Saturday, January 7, 2012

9/11 Reading: "The Submission" by Amy Waldman

After my recent foray into "urban fantasy", something meatier, picked up, like so much else lately, from the podcast "Inside the New York Times Book Review" - this episode. (Fear not, by the way, I didn't read this book in one day, I was just very slow producing the last review.) The NYT touted Amy Waldman's book as perhaps - finally - being the "definitive" 9/11 book, the literary response to an event now ten years old which would somehow put a finger on what that event meant for New York and America more widely. 

In the eyes of the Times literati, no literary author had yet managed really to grasp and encompass 9/11 in fiction. De Lillo's 2007 Falling Man was a contender, apparently, though was viewed by many as too sprawling and flawed to do the job. (Can't comment, haven't read it.) Waldman's novel - her first, by the way - is definitely not sprawling, 299 pages long and very readable. I'm afraid, however, that at least this reviewer is not going to answer the question as to whether this is the "definitive" 9/11 book; that's too ambitious for me. What I will say is that Amy Waldman has found a way to say something important about the cultural impact of 9/11.

The story of The Submission centres on a architectural competition to design a memorial for the site of the destroyed Twin Towers in Manhattan. As the book opens, the jury - a mix of experts, architects, arts establishment and, crucially, the widow of a 9/11 victim representing the families - are approaching a difficult final decision. The choice has come down to a memorial garden, supported notably by the widow, Claire, and a stark monolith, favoured by her cultural elite antagonist in the jury, Ariana. In the course of chapter one, Claire swings the jury behind the garden, at which point the envelope containing the name of the submitter, hitherto anonymous, is opened. 

And that's where it really starts. The name revealed is Mohammed Khan, Mo, the son of Indian immigrants, up-and-coming architect, fully integrated American and, of course, Muslim. 

What Waldman does, essentially for most of the rest of the book, is to play out the scenario in the febrile, highly sensitised atmosphere of the period following 9/11. How will ordinary Americans react to the fact the winning design being submitted by a Muslim, who are ordinary Americans anyway, what about the cultural, liberal elite, what about the media, politicians, other Muslims? With her rich mix of characters, their high and low motivations, their prejudices and better instincts, their interests and opportunism, Waldman puts her finger on contemporary American public culture with almost painful verisimiliude. It is frustrating; you know how right she is about all the crazed, democratic, demagogic, free-speech, politically-correct, bigoted, hyper-sensitive sound and fury which is going to come out of this. The gutter press, the highbrow elite, the politicians, the pressure groups, the chattering classes, the self-appointed representatives of "middle America", the chat show hosts and all manner of opinionistas serious and frivolous all have their role to play. 

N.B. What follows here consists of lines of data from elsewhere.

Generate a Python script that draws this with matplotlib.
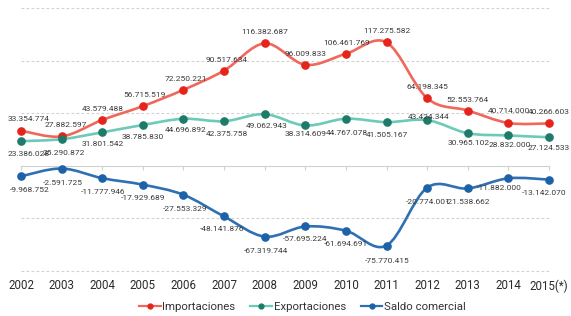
import numpy as np
import matplotlib
matplotlib.use('Agg')
import matplotlib.pyplot as plt
from matplotlib.path import Path
from matplotlib.patches import PathPatch
from matplotlib.lines import Line2D

# ── Datos ─────────────────────────────────────────────────────────────────────
anios = ['2002', '2003', '2004', '2005', '2006', '2007', '2008',
         '2009', '2010', '2011', '2012', '2013', '2014', '2015(*)']

importaciones = [33354774, 27882597, 43579488, 56715519, 72250221, 90517634, 116382687,
                 96009833, 106461769, 117275582, 64198345, 52553764, 40714000, 40266603]
exportaciones = [23386028, 25290872, 31801542, 38785830, 44696892, 42375758, 49062943,
                 38314609, 44767078, 41505167, 43424344, 30965102, 28832000, 27124533]
saldo = [-9968752, -2591725, -11777946, -17929689, -27553329, -48141876, -67319744,
         -57695224, -61694691, -75770415, -20774001, -21538662, -11882000, -13142070]

ROJO_L, ROJO_M = '#f0675b', '#e5241b'
VERDE_L, VERDE_M = '#6ccab8', '#1f7b69'
AZUL_L, AZUL_M = '#2f70b3', '#1d62a8'
TXT = '#3a3a3a'
FUENTE = ['Roboto', 'DejaVu Sans']


def fmt(v):
    s = f'{abs(v):,}'.replace(',', '.')
    return '-' + s if v < 0 else s


def curva(ax, x, y, color, lw):
    # curva suave tipo Catmull-Rom -> segmentos Bezier cúbicos
    pts = np.column_stack([np.asarray(x, float), np.asarray(y, float)])
    verts = [pts[0]]
    codes = [Path.MOVETO]
    n = len(pts)
    for i in range(n - 1):
        p0 = pts[i - 1] if i > 0 else pts[i]
        p1, p2 = pts[i], pts[i + 1]
        p3 = pts[i + 2] if i + 2 < n else pts[i + 1]
        verts += [p1 + (p2 - p0) / 6, p2 - (p3 - p1) / 6, p2]
        codes += [Path.CURVE4] * 3
    ax.add_patch(PathPatch(Path(verts, codes), fill=False, edgecolor=color,
                           lw=lw, capstyle='round', joinstyle='round', zorder=3))


# ── Figura ────────────────────────────────────────────────────────────────────
fig = plt.figure(figsize=(5.71, 3.16), dpi=100)
ax = fig.add_axes([21 / 571, 1 - 271 / 316, 528 / 571, 263 / 316])

x = np.arange(len(anios))
ax.set_xlim(0, len(anios) - 1)
ax.set_ylim(-100e6, 150e6)

for g in [150e6, 100e6, 50e6, -50e6, -100e6]:
    ax.axhline(g, color='#d2d2d2', lw=0.8, ls=(0, (2.5, 2)), zorder=1, clip_on=False)

eje0 = ax.secondary_xaxis(0.4)
eje0.set_xticks(x)
eje0.set_xticklabels([])
eje0.tick_params(length=3, color='#d0d0d0', width=0.8)
eje0.spines['bottom'].set_color('#d0d0d0')

series = [(importaciones, ROJO_L, ROJO_M, 'Importaciones'),
          (exportaciones, VERDE_L, VERDE_M, 'Exportaciones'),
          (saldo, AZUL_L, AZUL_M, 'Saldo comercial')]
for vals, cl, cm, nombre in series:
    curva(ax, x, vals, cl, 1.9)
    ax.plot(x, vals, 'o', ms=5.2, color=cm, zorder=4, clip_on=False)

# desplazamientos de las etiquetas en píxeles (dx, dy)
off_imp = [(8, 12), (4, 11), (1, 11), (2, 11), (2, 11), (3, 11), (0, 11),
           (0, 11), (1, 11), (0, 11), (0, 11), (0, 11), (1, 12), (0, 11)]
off_exp = [(8, -13), (2, -14), (1, -12), (0, -12), (2, -11), (3, -13), (2, -12),
           (0, -9), (1, -14), (0, -13), (1, 3), (1, -10), (1, -10), (0, -11)]
off_sal = [(9, -14), (1, -14), (1, -14), (0, -13), (2, -14), (-2, -13), (1, -14),
           (0, -13), (0, -13), (1, -15), (1, -14), (0, -14), (-9, -10), (-5, -13)]

for vals, offs in [(importaciones, off_imp), (exportaciones, off_exp), (saldo, off_sal)]:
    for xi, v, (dx, dy) in zip(x, vals, offs):
        ax.annotate(fmt(v), (xi, v), xytext=(dx * 0.72, dy * 0.72),
                    textcoords='offset points', ha='center', va='center',
                    fontsize=6, color=TXT, family=FUENTE, zorder=5)

ax.set_xticks(x)
ax.set_xticklabels(anios, family=FUENTE, fontsize=8.3, color='#2a2a2a')
ax.tick_params(axis='x', length=0, pad=6)
ax.set_yticks([])
for s in ax.spines.values():
    s.set_visible(False)

handles = [Line2D([], [], color=cl, marker='o', ms=3.5, mfc=cm, mec=cm, lw=1.6)
           for _, cl, cm, _ in series]
fig.legend(handles, [s[3] for s in series], loc='center', ncol=3,
           bbox_to_anchor=(302.5 / 571, 1 - 307 / 316), frameon=False,
           handlelength=1.9, handletextpad=0.15, columnspacing=1.3,
           prop={'family': FUENTE, 'size': 8.2}, labelcolor='#333333')

fig.savefig('out.png', dpi=100)
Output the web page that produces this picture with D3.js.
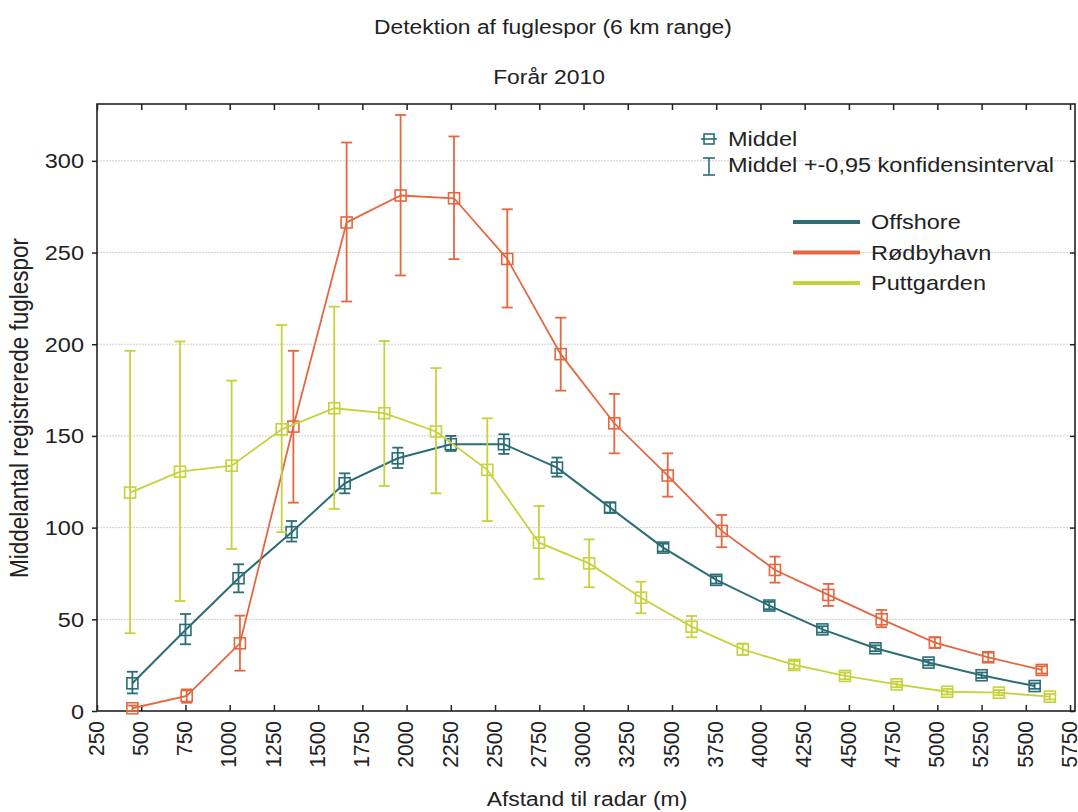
<!DOCTYPE html>
<html>
<head>
<meta charset="utf-8">
<script src="https://cdn.jsdelivr.net/npm/d3@7"></script>
<style>
  html, body { margin: 0; padding: 0; background: #fff; }
  svg { display: block; font-family: "Liberation Sans", Arial, sans-serif; }
</style>
</head>
<body>
<svg id="chart" width="1078" height="812"></svg>
<script>
// ---------- data ----------
const titleText = "Detektion af fuglespor (6 km range)";
const subtitleText = "Forår 2010";
const xTitle = "Afstand til radar (m)";
const yTitle = "Middelantal registrerede fuglespor";

const xTickValues = [250, 500, 750, 1000, 1250, 1500, 1750, 2000, 2250, 2500, 2750, 3000,
                     3250, 3500, 3750, 4000, 4250, 4500, 4750, 5000, 5250, 5500, 5750];
const yTickValues = [0, 50, 100, 150, 200, 250, 300];

const seriesNames = ["Offshore", "Rødbyhavn", "Puttgarden"];
const seriesColors = ["#2b6d75", "#e5673f", "#c6d23c"];

const offshoreX    = [450, 750, 1050, 1350, 1650, 1950, 2250, 2550, 2850, 3150, 3450, 3750, 4050, 4350, 4650, 4950, 5250, 5550];
const offshoreMean = [15.1, 44.2, 72.4, 97.5, 124.2, 137.8, 145.5, 145.5, 132.7, 110.9, 89.1, 71.5, 57.5, 44.5, 34.2, 26.4, 19.5, 13.6];
const offshoreLo   = [9.6, 36.4, 64.7, 92.4, 118.7, 132.5, 141.8, 140.2, 127.8, 108.2, 87.0, 69.5, 55.5, 42.8, 32.6, 24.9, 18.0, 12.1];
const offshoreHi   = [21.4, 52.9, 80.0, 103.6, 129.6, 143.6, 150.0, 150.9, 138.2, 113.6, 91.2, 73.5, 59.5, 46.2, 35.8, 27.9, 21.0, 15.1];

const rodbyX    = [450, 757, 1058, 1360, 1661, 1966, 2268, 2569, 2871, 3174, 3476, 3781, 4082, 4384, 4685, 4986, 5288, 5590];
const rodbyMean = [1.5, 8.2, 36.9, 155.1, 266.4, 281.1, 279.6, 246.5, 194.6, 156.9, 128.4, 98.2, 76.9, 63.3, 50.0, 37.3, 29.3, 22.4];
const rodbyLo   = [0.0, 4.5, 22.0, 113.6, 223.3, 237.5, 246.4, 220.0, 174.7, 140.5, 116.9, 89.3, 70.0, 57.3, 45.7, 34.5, 26.8, 20.4];
const rodbyHi   = [3.0, 11.8, 52.0, 196.4, 310.0, 325.0, 313.3, 273.6, 214.5, 172.9, 140.5, 106.9, 84.2, 69.3, 55.1, 40.1, 31.8, 24.4];

const puttX    = [437, 719, 1011, 1294, 1591, 1874, 2166, 2456, 2748, 3032, 3325, 3611, 3900, 4191, 4478, 4770, 5056, 5348, 5636];
const puttMean = [119.1, 130.5, 133.8, 153.6, 165.1, 162.4, 152.4, 131.5, 91.8, 80.5, 61.8, 46.0, 33.6, 25.1, 19.1, 14.5, 10.5, 10.0, 7.8];
const puttLo   = [42.4, 60.0, 88.4, 97.5, 110.2, 122.7, 118.7, 103.6, 72.0, 67.5, 53.3, 40.2, 30.6, 23.1, 17.3, 13.0, 9.0, 8.6, 6.3];
const puttHi   = [196.4, 201.5, 180.2, 210.5, 220.5, 201.8, 187.0, 159.6, 111.8, 93.6, 70.5, 51.8, 36.8, 27.3, 21.0, 16.0, 12.0, 11.4, 9.3];

const legendMarkerLabels = ["Middel", "Middel +-0,95 konfidensinterval"];

// ---------- build ----------
function build(xs, m, lo, hi) {
  return xs.map((x, i) => ({ x: x, m: m[i], lo: lo[i], hi: hi[i] }));
}
const series = [
  { name: seriesNames[0], color: seriesColors[0], data: build(offshoreX, offshoreMean, offshoreLo, offshoreHi), width: 2 },
  { name: seriesNames[1], color: seriesColors[1], data: build(rodbyX, rodbyMean, rodbyLo, rodbyHi), width: 1.8 },
  { name: seriesNames[2], color: seriesColors[2], data: build(puttX, puttMean, puttLo, puttHi), width: 1.8 }
];

const svg = d3.select("#chart");
const L = 97, R = 1075, T = 104, B = 711;
const SX = 1.12; // horizontal glyph stretch of the reference picture

const x = d3.scaleLinear().domain([250, 5778]).range([L, R]);
const y = d3.scaleLinear().domain([0, 331]).range([B, T]);

// grid
svg.append("g").selectAll("line")
  .data(yTickValues.filter(v => v > 0))
  .join("line")
  .attr("x1", L).attr("x2", R)
  .attr("y1", d => y(d)).attr("y2", d => y(d))
  .attr("stroke", "#cfcfcf").attr("stroke-width", 1)
  .attr("stroke-dasharray", "2,1");

// axes
const xAxisB = d3.axisBottom(x).tickValues(xTickValues).tickSize(-6).tickFormat("");
const xAxisT = d3.axisTop(x).tickValues(xTickValues).tickSize(-6).tickFormat("");
const yAxisL = d3.axisLeft(y).tickValues(yTickValues).tickSize(5).tickFormat("");
const yAxisR = d3.axisRight(y).tickValues(yTickValues).tickSize(-5).tickFormat("");

function styleAxis(g) {
  g.select(".domain").remove();
  g.selectAll(".tick line").attr("stroke", "#222").attr("stroke-width", 1.5);
}
svg.append("g").attr("transform", `translate(0,${B})`).call(xAxisB).call(styleAxis);
svg.append("g").attr("transform", `translate(0,${T})`).call(xAxisT).call(styleAxis);
svg.append("g").attr("transform", `translate(${L},0)`).call(yAxisL).call(styleAxis);
svg.append("g").attr("transform", `translate(${R},0)`).call(yAxisR).call(styleAxis);

// frame
svg.append("rect").attr("x", L).attr("y", T).attr("width", R - L).attr("height", B - T)
  .attr("fill", "none").attr("stroke", "#222").attr("stroke-width", 1.6);

// tick labels
svg.append("g").selectAll("text").data(yTickValues).join("text")
  .attr("transform", d => `translate(84,${y(d)}) scale(${SX},1)`)
  .attr("text-anchor", "end").attr("dy", "0.36em")
  .attr("font-size", 21).attr("fill", "#222")
  .text(d => d);

svg.append("g").selectAll("text").data(xTickValues).join("text")
  .attr("transform", d => `translate(${x(d)},721) scale(1.06,1) rotate(-90)`)
  .attr("text-anchor", "end").attr("dy", "0.3em")
  .attr("font-size", 21).attr("fill", "#222")
  .text(d => d);

// titles
svg.append("text").attr("transform", `translate(553,34) scale(${SX},1)`)
  .attr("text-anchor", "middle").attr("font-size", 20.4).attr("fill", "#222").text(titleText);
svg.append("text").attr("transform", `translate(549,84) scale(${SX},1)`)
  .attr("text-anchor", "middle").attr("font-size", 20.4).attr("fill", "#222").text(subtitleText);
svg.append("text").attr("transform", `translate(587,806) scale(${SX},1)`)
  .attr("text-anchor", "middle").attr("font-size", 20.4).attr("fill", "#222").text(xTitle);
svg.append("text").attr("transform", `translate(28,408) scale(${SX},1) rotate(-90)`)
  .attr("text-anchor", "middle").attr("font-size", 22.5).attr("fill", "#222").text(yTitle);

// series
const line = d3.line().x(d => x(d.x)).y(d => y(d.m));
const cap = 5.5, half = 5.5;
series.forEach(s => {
  const g = svg.append("g");
  g.append("path").datum(s.data).attr("d", line)
    .attr("fill", "none").attr("stroke", s.color).attr("stroke-width", s.width);
  const eb = g.append("g").attr("stroke", s.color).attr("stroke-width", 1.8).attr("fill", "none");
  eb.selectAll(".v").data(s.data).join("line").attr("class", "v")
    .attr("x1", d => x(d.x)).attr("x2", d => x(d.x))
    .attr("y1", d => y(d.lo)).attr("y2", d => y(d.hi));
  eb.selectAll(".ct").data(s.data).join("line").attr("class", "ct")
    .attr("x1", d => x(d.x) - cap).attr("x2", d => x(d.x) + cap)
    .attr("y1", d => y(d.hi)).attr("y2", d => y(d.hi));
  eb.selectAll(".cb").data(s.data).join("line").attr("class", "cb")
    .attr("x1", d => x(d.x) - cap).attr("x2", d => x(d.x) + cap)
    .attr("y1", d => y(d.lo)).attr("y2", d => y(d.lo));
  g.selectAll("rect").data(s.data).join("rect")
    .attr("x", d => x(d.x) - half).attr("y", d => y(d.m) - half)
    .attr("width", 2 * half).attr("height", 2 * half)
    .attr("fill", "none").attr("stroke", s.color).attr("stroke-width", 1.6);
});

// legend: marker explanation
const lc = seriesColors[0];
const lg = svg.append("g").attr("stroke", lc).attr("stroke-width", 1.6).attr("fill", "none");
lg.append("rect").attr("x", 704).attr("y", 134).attr("width", 10).attr("height", 10);
lg.append("line").attr("x1", 701).attr("x2", 717).attr("y1", 139).attr("y2", 139);
lg.append("line").attr("x1", 709).attr("x2", 709).attr("y1", 158).attr("y2", 175);
lg.append("line").attr("x1", 703).attr("x2", 715).attr("y1", 158).attr("y2", 158);
lg.append("line").attr("x1", 703).attr("x2", 715).attr("y1", 175).attr("y2", 175);
svg.append("g").selectAll("text").data(legendMarkerLabels).join("text")
  .attr("transform", (d, i) => `translate(728,${146 + i * 26}) scale(${SX},1)`)
  .attr("font-size", 21).attr("fill", "#222").text(d => d);

// legend: series
const sl = svg.append("g").selectAll("g").data(series).join("g")
  .attr("transform", (d, i) => `translate(0,${222 + i * 30.5})`);
sl.append("line").attr("x1", 793).attr("x2", 860).attr("y1", 0).attr("y2", 0)
  .attr("stroke", d => d.color).attr("stroke-width", 4);
sl.append("text").attr("transform", `translate(871,7) scale(${SX},1)`)
  .attr("font-size", 21).attr("fill", "#222").text(d => d.name);
</script>
</body>
</html>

This is no facile liberal morality tale, Waldman is too smart for that, showing genuine concerns, ambivalences and ambiguities in the minds of characters who resolutely fail, for the most part, fully to correspond to stereotype or even our slightly more sophisticated expectations of them. At the centre of the tale, two key figures: Claire the bereaved family member, whose enlightened support of the garden (and thus of its designer) comes under sustained pressure and whose doubts grow, and Mo himself, whose entirely secular, ambitious, all-American self-view is progressively challenged by the myriad views and interpretations of him by others, as well as by his own questionably stubborn refusal to gratify expectations of him. 

It would be all too easy to find this novel depressing, and indeed, it is hard to see, through all the deaf and intolerant posturing and the very real damage done, what good can possibly come of all this. However, the novel ends with a double twist, one dramatic - a development which delivers the plausible and apparently straightforward morality tale you feel the public debate shouldn't, but does, need - and one delivering the perspective of distance of time, when we glimpse the world years later and see how, somehow, things have moved on, how the 24-hour-news-cycle excitement can translate into longer term shifts and change. 

So, "definitive" or not, The Submission is a book about 9/11, or perhaps more about America in the wake of 9/11, which has something to say. The underlying theme, how our societies deal in reality with multiculturalism and religious plurality in an atmosphere of heightened anxiety, is one which has not gone away. Waldman's take on all this perhaps reflects a peculiarly American reality, with the strengths and weaknesses that implies, but these are questions we would all do well to address with similar clear-sightedness.